Real-time Collaboration:
Real-time notifications on information made it easier to swarm on the most important issues. Jira Service Desk provided a whole new external customer portal experience and also tied into our backlog and workflow effortlessly. This provided an easier way to stage up and crowd source customer ideation, voting, rating and overall gave us a way to put our customer at the front line of the ideas backlog. The customers were able to prioritize and influence the largest value and most common functional problems for us even before it hit the Product Management workflow. An idea could be logged and crowd sourced, thereby automatically getting prioritized by customers before it even turned into a work item in our backlog.

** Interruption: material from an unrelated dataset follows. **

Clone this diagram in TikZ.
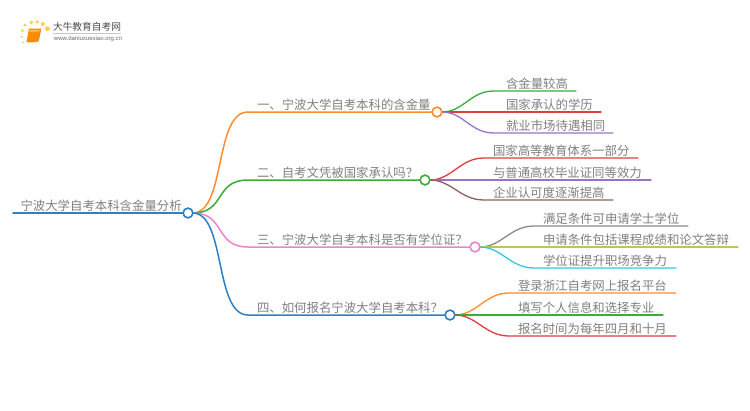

Ideation was more organic and centralized and driven by the customers and partners.
Product Management Insight & Awareness:
Product Support and Dev was also able to take advantage of this new workflow. A standardized naming and label convention was put into effect that enabled ways of classifying and labeling work items in a new way that optimized how work items were grouped into holistic functional areas of the product. This helped us as a product organization get better about focusing on what to build as well as ensuring it was the right thing to execute on.
Automated Release Notes & Version Management:
We also fundamentally changed our release process and relied on automation rules and templates in order to completely remove manual intervention in the release notes publishing process. We were able to take advantage of the workflow and statuses of work items in order to cut down on countless hours of manual reconciliation of what we shipped every few weeks. The template auto populated the issues we versioned for the release along with status.
This system has fundamentally changed the way we visualize work items, plan and prioritize our work and version and release it, bringing us closer to the customer. Our process has been truncated and streamlined. The speed at which we now transition and automate work, allows us to stay strategic while relying on the customer to drive more automated ways of shaping the backlog and delivering happiness to the customer.